Start of Data provided
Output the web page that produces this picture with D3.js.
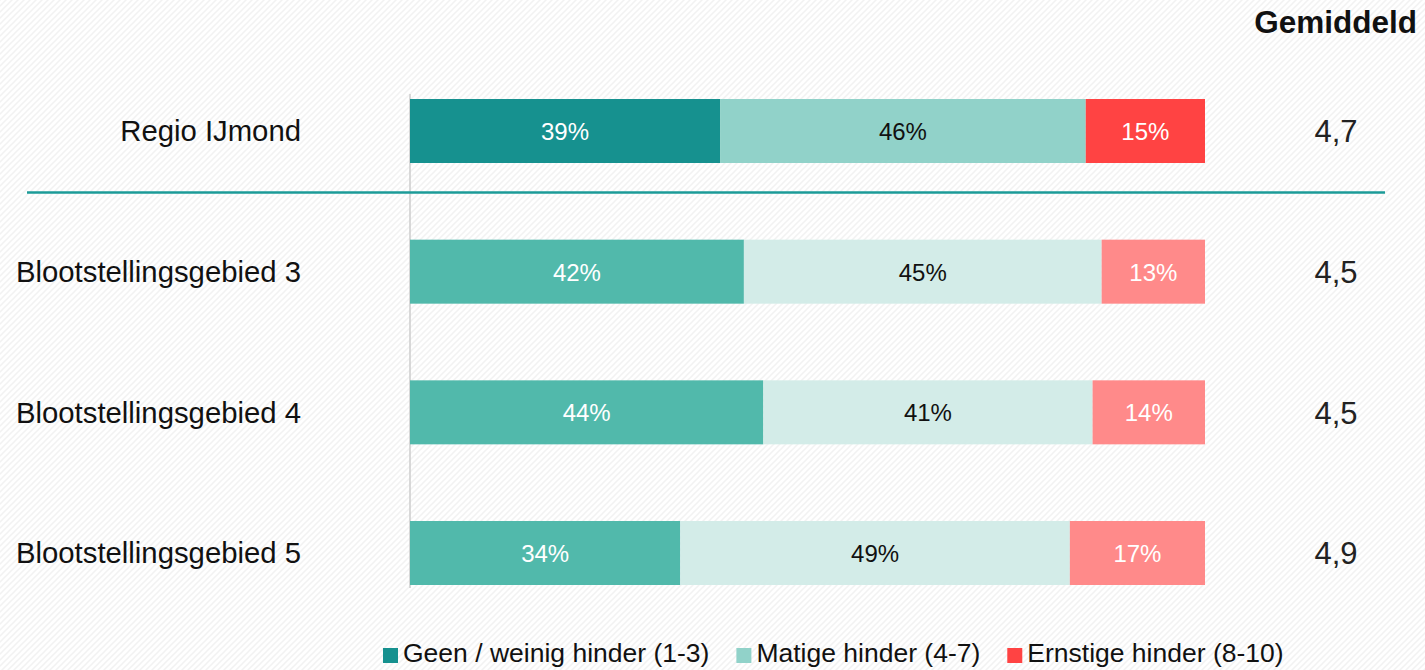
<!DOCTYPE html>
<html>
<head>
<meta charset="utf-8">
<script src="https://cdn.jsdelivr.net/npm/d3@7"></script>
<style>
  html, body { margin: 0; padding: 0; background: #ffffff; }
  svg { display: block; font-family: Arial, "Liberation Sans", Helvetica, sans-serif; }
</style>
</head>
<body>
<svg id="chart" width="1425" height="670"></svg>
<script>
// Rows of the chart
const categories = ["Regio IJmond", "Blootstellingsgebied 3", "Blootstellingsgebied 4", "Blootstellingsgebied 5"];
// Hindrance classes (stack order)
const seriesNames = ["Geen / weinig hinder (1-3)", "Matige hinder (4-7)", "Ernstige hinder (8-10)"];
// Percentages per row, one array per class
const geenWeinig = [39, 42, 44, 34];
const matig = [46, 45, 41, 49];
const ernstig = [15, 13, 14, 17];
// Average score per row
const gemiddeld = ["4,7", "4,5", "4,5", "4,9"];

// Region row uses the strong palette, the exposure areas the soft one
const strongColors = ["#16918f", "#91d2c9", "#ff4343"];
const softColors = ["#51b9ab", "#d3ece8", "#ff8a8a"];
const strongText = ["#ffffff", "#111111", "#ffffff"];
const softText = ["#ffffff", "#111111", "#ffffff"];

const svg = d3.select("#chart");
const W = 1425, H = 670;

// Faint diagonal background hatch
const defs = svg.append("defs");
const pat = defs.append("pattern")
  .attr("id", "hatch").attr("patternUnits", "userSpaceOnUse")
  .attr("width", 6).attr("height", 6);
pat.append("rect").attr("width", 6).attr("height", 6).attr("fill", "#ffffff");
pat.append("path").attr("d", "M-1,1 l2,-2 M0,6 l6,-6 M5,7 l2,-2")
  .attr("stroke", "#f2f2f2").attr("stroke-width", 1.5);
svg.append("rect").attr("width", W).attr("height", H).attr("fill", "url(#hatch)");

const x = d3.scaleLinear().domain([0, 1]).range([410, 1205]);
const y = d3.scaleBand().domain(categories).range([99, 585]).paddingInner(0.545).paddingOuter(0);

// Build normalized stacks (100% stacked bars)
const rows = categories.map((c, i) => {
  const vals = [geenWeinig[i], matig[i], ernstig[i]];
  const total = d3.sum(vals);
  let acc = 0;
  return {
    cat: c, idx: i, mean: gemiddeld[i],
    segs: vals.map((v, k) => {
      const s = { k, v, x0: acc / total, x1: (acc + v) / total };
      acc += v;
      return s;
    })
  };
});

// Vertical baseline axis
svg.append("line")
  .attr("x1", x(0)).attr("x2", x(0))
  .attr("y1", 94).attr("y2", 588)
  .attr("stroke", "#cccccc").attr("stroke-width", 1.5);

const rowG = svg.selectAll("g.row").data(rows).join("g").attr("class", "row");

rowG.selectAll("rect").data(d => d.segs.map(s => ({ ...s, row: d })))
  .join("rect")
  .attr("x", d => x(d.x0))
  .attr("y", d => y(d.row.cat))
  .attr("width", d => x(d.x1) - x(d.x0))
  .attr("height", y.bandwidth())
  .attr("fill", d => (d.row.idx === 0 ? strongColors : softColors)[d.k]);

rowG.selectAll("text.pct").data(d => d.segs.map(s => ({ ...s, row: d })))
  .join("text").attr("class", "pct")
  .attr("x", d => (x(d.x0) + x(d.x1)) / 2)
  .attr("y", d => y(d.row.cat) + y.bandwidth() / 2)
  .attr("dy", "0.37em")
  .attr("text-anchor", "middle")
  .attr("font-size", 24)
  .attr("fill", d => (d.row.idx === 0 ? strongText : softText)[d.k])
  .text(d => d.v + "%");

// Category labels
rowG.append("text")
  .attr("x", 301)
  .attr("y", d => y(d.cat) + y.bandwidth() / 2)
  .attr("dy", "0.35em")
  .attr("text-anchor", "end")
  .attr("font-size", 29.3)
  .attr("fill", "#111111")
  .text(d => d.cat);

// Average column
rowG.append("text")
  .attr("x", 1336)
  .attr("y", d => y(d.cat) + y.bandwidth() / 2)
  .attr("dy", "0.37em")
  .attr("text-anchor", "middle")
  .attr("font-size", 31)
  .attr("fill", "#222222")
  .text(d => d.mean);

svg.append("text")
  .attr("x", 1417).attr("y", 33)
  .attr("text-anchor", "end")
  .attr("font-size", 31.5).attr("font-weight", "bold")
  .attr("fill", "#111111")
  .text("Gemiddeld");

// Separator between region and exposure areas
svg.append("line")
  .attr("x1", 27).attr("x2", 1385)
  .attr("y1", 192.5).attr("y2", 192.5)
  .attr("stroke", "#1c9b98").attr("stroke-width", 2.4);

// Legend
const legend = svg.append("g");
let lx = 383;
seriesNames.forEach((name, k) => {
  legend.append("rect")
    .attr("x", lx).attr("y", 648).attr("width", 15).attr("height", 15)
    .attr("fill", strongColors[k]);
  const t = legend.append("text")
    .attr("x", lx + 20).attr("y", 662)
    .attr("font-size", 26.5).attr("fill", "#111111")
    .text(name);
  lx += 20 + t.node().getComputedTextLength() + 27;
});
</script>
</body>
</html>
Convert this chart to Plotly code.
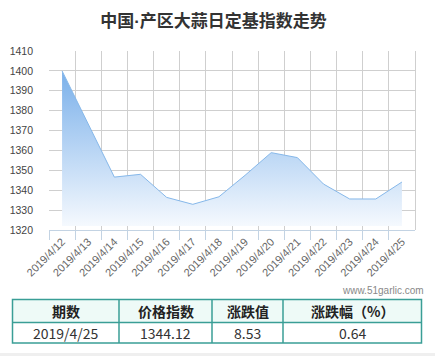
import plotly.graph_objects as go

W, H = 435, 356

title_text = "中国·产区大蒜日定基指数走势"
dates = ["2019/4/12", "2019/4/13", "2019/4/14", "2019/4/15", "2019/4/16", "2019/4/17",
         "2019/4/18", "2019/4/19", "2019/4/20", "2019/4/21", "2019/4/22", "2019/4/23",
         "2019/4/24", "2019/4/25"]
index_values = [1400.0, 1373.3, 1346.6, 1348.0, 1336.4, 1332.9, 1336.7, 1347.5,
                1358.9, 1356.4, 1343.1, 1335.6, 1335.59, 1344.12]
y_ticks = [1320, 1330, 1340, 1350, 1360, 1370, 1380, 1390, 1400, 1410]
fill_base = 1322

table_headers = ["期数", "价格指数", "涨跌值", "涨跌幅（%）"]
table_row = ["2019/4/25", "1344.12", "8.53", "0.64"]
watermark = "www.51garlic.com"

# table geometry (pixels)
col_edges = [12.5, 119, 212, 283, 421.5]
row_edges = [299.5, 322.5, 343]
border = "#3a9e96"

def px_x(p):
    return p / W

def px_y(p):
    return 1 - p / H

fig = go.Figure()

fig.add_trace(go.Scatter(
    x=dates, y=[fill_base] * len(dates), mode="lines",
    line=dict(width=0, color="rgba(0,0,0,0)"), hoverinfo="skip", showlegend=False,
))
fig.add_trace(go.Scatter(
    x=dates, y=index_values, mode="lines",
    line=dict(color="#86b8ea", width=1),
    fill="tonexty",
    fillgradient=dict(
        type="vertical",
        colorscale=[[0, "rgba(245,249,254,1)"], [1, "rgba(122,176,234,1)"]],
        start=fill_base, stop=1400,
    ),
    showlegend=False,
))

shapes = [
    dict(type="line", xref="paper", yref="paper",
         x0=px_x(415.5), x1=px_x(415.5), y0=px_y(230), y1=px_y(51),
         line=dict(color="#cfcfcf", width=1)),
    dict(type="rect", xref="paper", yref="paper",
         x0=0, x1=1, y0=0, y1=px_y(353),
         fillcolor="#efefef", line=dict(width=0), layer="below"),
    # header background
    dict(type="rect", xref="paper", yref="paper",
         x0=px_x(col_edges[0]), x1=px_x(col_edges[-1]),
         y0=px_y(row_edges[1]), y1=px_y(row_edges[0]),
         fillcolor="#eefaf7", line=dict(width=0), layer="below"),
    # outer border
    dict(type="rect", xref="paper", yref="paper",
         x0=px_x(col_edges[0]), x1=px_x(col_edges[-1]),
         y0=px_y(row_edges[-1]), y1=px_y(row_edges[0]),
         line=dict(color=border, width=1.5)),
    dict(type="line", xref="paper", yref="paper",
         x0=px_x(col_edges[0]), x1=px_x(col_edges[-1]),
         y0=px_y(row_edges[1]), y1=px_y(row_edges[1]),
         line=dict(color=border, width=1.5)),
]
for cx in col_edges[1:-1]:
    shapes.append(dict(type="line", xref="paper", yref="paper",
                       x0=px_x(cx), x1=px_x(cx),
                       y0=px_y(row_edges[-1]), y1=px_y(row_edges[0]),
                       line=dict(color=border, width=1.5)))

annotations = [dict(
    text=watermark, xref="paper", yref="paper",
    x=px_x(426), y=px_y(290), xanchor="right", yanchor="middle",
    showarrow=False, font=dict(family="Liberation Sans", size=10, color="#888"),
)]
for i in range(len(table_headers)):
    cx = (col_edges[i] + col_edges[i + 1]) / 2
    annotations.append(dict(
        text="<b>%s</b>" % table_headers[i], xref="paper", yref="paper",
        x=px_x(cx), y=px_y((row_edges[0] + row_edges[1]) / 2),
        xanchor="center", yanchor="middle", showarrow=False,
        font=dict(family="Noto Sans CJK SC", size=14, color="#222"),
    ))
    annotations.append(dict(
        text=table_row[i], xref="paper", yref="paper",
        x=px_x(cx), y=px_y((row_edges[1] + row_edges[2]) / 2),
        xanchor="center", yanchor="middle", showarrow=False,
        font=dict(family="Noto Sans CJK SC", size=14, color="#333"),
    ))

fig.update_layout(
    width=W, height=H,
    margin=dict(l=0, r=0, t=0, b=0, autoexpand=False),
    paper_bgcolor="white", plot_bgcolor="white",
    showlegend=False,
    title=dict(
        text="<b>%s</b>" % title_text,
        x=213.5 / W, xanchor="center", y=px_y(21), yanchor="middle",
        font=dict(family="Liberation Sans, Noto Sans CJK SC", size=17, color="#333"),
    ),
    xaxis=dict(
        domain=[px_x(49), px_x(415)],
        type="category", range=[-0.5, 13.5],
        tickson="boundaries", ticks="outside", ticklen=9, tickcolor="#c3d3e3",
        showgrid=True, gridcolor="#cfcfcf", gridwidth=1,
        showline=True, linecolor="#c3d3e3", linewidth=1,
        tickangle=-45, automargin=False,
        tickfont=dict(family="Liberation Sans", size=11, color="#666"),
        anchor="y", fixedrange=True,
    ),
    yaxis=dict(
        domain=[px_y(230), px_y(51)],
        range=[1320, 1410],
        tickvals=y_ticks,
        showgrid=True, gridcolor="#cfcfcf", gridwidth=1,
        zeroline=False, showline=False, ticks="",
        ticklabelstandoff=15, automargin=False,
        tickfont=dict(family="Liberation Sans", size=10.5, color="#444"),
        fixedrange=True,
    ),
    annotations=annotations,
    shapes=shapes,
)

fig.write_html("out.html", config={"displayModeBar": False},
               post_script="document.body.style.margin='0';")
End of Data provided
- [Set problem]:
Pictures stay out: repeat exactly only the lines from the one with "Convert this chart to Plotly code." through the one with "fig = go.Figure()".

- [Answer]:
Convert this chart to Plotly code.
import plotly.graph_objects as go

W, H = 435, 356

title_text = "中国·产区大蒜日定基指数走势"
dates = ["2019/4/12", "2019/4/13", "2019/4/14", "2019/4/15", "2019/4/16", "2019/4/17",
         "2019/4/18", "2019/4/19", "2019/4/20", "2019/4/21", "2019/4/22", "2019/4/23",
         "2019/4/24", "2019/4/25"]
index_values = [1400.0, 1373.3, 1346.6, 1348.0, 1336.4, 1332.9, 1336.7, 1347.5,
                1358.9, 1356.4, 1343.1, 1335.6, 1335.59, 1344.12]
y_ticks = [1320, 1330, 1340, 1350, 1360, 1370, 1380, 1390, 1400, 1410]
fill_base = 1322

table_headers = ["期数", "价格指数", "涨跌值", "涨跌幅（%）"]
table_row = ["2019/4/25", "1344.12", "8.53", "0.64"]
watermark = "www.51garlic.com"

# table geometry (pixels)
col_edges = [12.5, 119, 212, 283, 421.5]
row_edges = [299.5, 322.5, 343]
border = "#3a9e96"

def px_x(p):
    return p / W

def px_y(p):
    return 1 - p / H

fig = go.Figure()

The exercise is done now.